3 After a massive lay-off, there was a general sense of anger.
Our second piece of the argument is that, despite traditional thinking to the contrary, prepositions do not actually need to come before nouns. They can come before other prepositions, as they do here:
4 She came in from out of nowhere.
Now, we can understand why compared is a preposition. Consider the following sentence:
5 Compared to ICS alone, there was a significantly greater improvement in FEV1 with the addition of LABA.
To be honest, I don't know what it means, but it seems to me that there is no problem here analogous to what we faced in 2 even though we have a dummy subject. That means compared is not a verb. Perhaps, then, it could be a preposition along the lines of after in 3 and followed by another preposition to as in 4.

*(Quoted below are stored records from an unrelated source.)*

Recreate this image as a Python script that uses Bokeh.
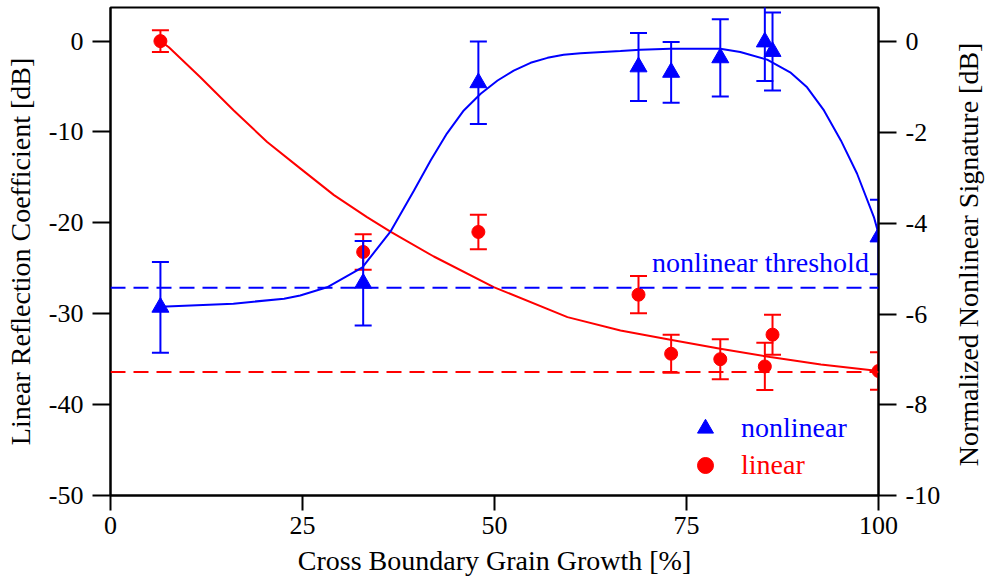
import math
from bokeh.plotting import figure
from bokeh.layouts import row
from bokeh.models import (Range1d, LinearAxis, FixedTicker, Label, Legend,
                          LegendItem, Span)
from bokeh.embed import file_html
from bokeh.resources import INLINE

# ---- data ----
growth = [6.5, 32.9, 47.9, 68.75, 73.0, 79.4, 85.2, 86.2, 100.0]
linear_db = [0.0, -23.2, -21.0, -27.9, -34.4, -35.0, -35.8, -32.3, -36.3]
linear_err = [1.2, 1.95, 1.9, 2.05, 2.1, 2.2, 2.6, 2.2, 2.05]
nonlinear_db = [-5.85, -5.32, -0.9, -0.55, -0.67, -0.35, 0.0, -0.21, -4.3]
nonlinear_err = [1.0, 0.93, 0.91, 0.75, 0.67, 0.85, 0.86, 0.86, 0.82]

linear_fit_x = [6.5, 7.6, 11.7, 16.05, 20.4, 24.7, 29.1, 33.4, 36.5, 42.1,
                49.9, 59.5, 66.4, 72.9, 79.4, 85.9, 92.5, 100.0]
linear_fit_y = [0.0, -0.67, -3.97, -7.63, -11.1, -14.0, -16.95, -19.37,
                -21.0, -23.7, -27.07, -30.37, -31.84, -32.86, -33.85, -34.77,
                -35.58, -36.31]

nonlinear_fit_x = [6.5, 16.0, 22.6, 24.7, 28.2, 32.8, 36.5, 39.5, 41.7, 43.8,
                   46.0, 48.2, 50.4, 52.5, 54.7, 56.9, 59.0, 61.2, 66.4, 69.0,
                   72.9, 79.4, 82.0, 85.5, 88.5, 90.7, 92.9, 95.1, 97.2, 99.4,
                   100.0]
nonlinear_fit_y = [-5.84, -5.77, -5.66, -5.59, -5.41, -4.97, -4.17, -3.28,
                   -2.61, -2.02, -1.51, -1.14, -0.85, -0.63, -0.46, -0.35,
                   -0.28, -0.25, -0.20, -0.17, -0.15, -0.15, -0.22, -0.39,
                   -0.67, -1.0, -1.51, -2.17, -2.9, -3.86, -4.23]

linear_threshold = -36.4
nonlinear_threshold = -5.42

x_ticks = [0, 25, 50, 75, 100]
left_ticks = [-50, -40, -30, -20, -10, 0]
right_ticks = [-10, -8, -6, -4, -2, 0]

FONT = "Liberation Serif"
BLUE = "#0000ff"
RED = "#ff0000"
TICK_SIZE = "26px"
LABEL_SIZE = "28px"

p = figure(width=948, height=581, x_range=Range1d(0, 100),
           y_range=Range1d(-50, 3.7), output_backend="svg",
           toolbar_location=None, min_border_left=110, min_border_right=70,
           min_border_top=7, min_border_bottom=86)
p.extra_y_ranges = {"right": Range1d(-10, 0.76)}
p.xgrid.visible = False
p.ygrid.visible = False
p.outline_line_color = "black"
p.outline_line_width = 2
p.background_fill_color = "white"
p.border_fill_color = "white"

raxis = LinearAxis(y_range_name="right")
p.add_layout(raxis, "right")

p.xaxis.axis_label = "Cross Boundary Grain Growth [%]"
p.yaxis[0].axis_label = "Linear Reflection Coefficient [dB]"
p.xaxis.ticker = FixedTicker(ticks=x_ticks)
p.yaxis[0].ticker = FixedTicker(ticks=left_ticks)
raxis.ticker = FixedTicker(ticks=right_ticks)
p.xaxis.major_label_overrides = {t: str(t) for t in x_ticks}
p.yaxis[0].major_label_overrides = {t: str(t) for t in left_ticks}
raxis.major_label_overrides = {t: str(t) for t in right_ticks}

for ax in p.axis:
    ax.axis_line_width = 2
    ax.axis_line_color = "black"
    ax.major_tick_line_width = 2
    ax.major_tick_line_color = "black"
    ax.major_tick_in = 0
    ax.major_tick_out = 18
    ax.minor_tick_line_color = None
    ax.major_label_text_font = FONT
    ax.major_label_text_font_size = TICK_SIZE
    ax.major_label_text_color = "black"
    ax.axis_label_text_font = FONT
    ax.axis_label_text_font_size = LABEL_SIZE
    ax.axis_label_text_font_style = "normal"
    ax.axis_label_text_color = "black"
    ax.major_label_standoff = 9
    ax.axis_label_standoff = 10
p.xaxis.major_tick_out = 15
p.xaxis.major_label_standoff = 6
p.xaxis.axis_label_standoff = 8

# thresholds
p.add_layout(Span(location=linear_threshold, dimension="width",
                  line_color=RED, line_width=2, line_dash="15 8"))
p.add_layout(Span(location=nonlinear_threshold, dimension="width",
                  y_range_name="right", line_color=BLUE, line_width=2,
                  line_dash="15 8"))

# linear series (left axis)
lin_lo = [v - e for v, e in zip(linear_db, linear_err)]
lin_hi = [v + e for v, e in zip(linear_db, linear_err)]
p.line(linear_fit_x, linear_fit_y, line_color=RED, line_width=2)
p.segment(x0=growth, y0=lin_lo, x1=growth, y1=lin_hi, line_color=RED,
          line_width=2)
p.scatter(growth, lin_lo, marker="dash", size=17, line_color=RED,
          line_width=2)
p.scatter(growth, lin_hi, marker="dash", size=17, line_color=RED,
          line_width=2)
lin_pts = p.scatter(growth, linear_db, marker="circle", size=13,
                    fill_color=RED, line_color=RED)

# nonlinear series (right axis)
nl_lo = [v - e for v, e in zip(nonlinear_db, nonlinear_err)]
nl_hi = [v + e for v, e in zip(nonlinear_db, nonlinear_err)]
p.line(nonlinear_fit_x, nonlinear_fit_y, line_color=BLUE, line_width=2,
       y_range_name="right")
p.segment(x0=growth, y0=nl_lo, x1=growth, y1=nl_hi, line_color=BLUE,
          line_width=2, y_range_name="right")
p.scatter(growth, nl_lo, marker="dash", size=17, line_color=BLUE,
          line_width=2, y_range_name="right")
p.scatter(growth, nl_hi, marker="dash", size=17, line_color=BLUE,
          line_width=2, y_range_name="right")
nl_pts = p.scatter(growth, nonlinear_db, marker="triangle", size=17,
                   fill_color=BLUE, line_color=BLUE, y_range_name="right")

p.add_layout(Label(x=70.5, y=-24.4, text="nonlinear threshold",
                   text_color=BLUE, text_font=FONT, text_font_size=LABEL_SIZE,
                   text_baseline="alphabetic"))

# legends (one per item so each label keeps its series colour)
for item_label, rend, color, loc in [("nonlinear", nl_pts, BLUE, (575, 47)),
                                     ("linear", lin_pts, RED, (575, 10))]:
    lg = Legend(items=[LegendItem(label=item_label, renderers=[rend])],
                location=loc, orientation="vertical",
                glyph_width=40, glyph_height=40, label_standoff=16,
                padding=0, margin=0, spacing=0,
                border_line_color=None, background_fill_alpha=0,
                label_text_font=FONT, label_text_font_size=LABEL_SIZE,
                label_text_color=color)
    p.add_layout(lg)

# narrow strip holding the right axis title, read bottom-to-top
strip = figure(width=40, height=581, x_range=Range1d(0, 40),
               y_range=Range1d(0, 581), output_backend="svg",
               toolbar_location=None, x_axis_type=None, y_axis_type=None,
               min_border=0, min_border_left=0, min_border_right=0,
               min_border_top=0, min_border_bottom=0)
strip.outline_line_color = None
strip.background_fill_color = "white"
strip.border_fill_color = "white"
strip.grid.visible = False
strip.add_layout(Label(x=20, y=287, text="Normalized Nonlinear Signature [dB]",
                       angle=math.pi / 2, text_align="center",
                       text_baseline="middle", text_color="black",
                       text_font=FONT, text_font_size=LABEL_SIZE))

layout = row(p, strip, spacing=0)
open("out.html", "w").write(file_html(layout, INLINE))
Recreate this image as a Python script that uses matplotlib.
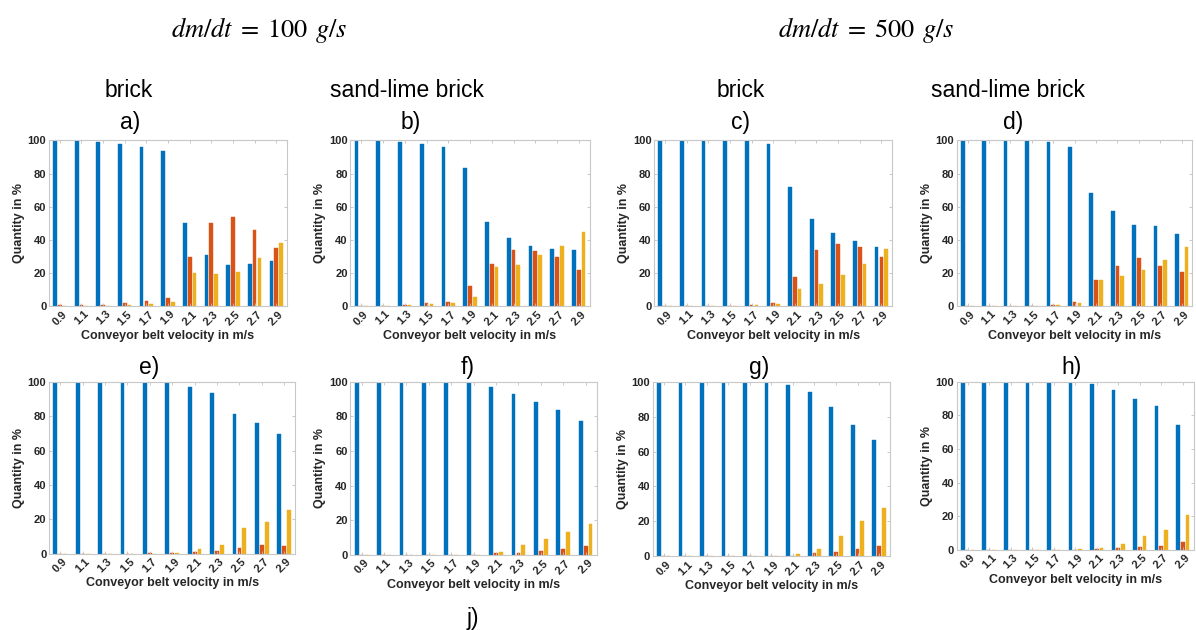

There are other prepositions like this:
  1. according
  2. allowing
  3. barring
  4. compared
  5. concerning
  6. considering
  7. counting
  8. depending
  9. excepting
  10. excluding
  11. failing
  12. following
  13. given
  14. granted
  15. including
  16. owing
  17. pending
  18. pertaining
  19. provided
  20. providing
  21. regarding
  22. respecting
  23. saving
  24. seeing
  25. supposing
  26. touching
  27. wanting
Some of these are recognized by major dictionaries. The Longman Dictionary of Contemporary English lists given as a preposition. And the online OED has barring, concerning, and considering among others. None, however, has the full list above, except the Simple English Wiktionary, (which by the way now has headword entries for the most common 2,000 words of English, the Basic English 850 list, and the Academic word list. All told, it now has over 10,000 entries.)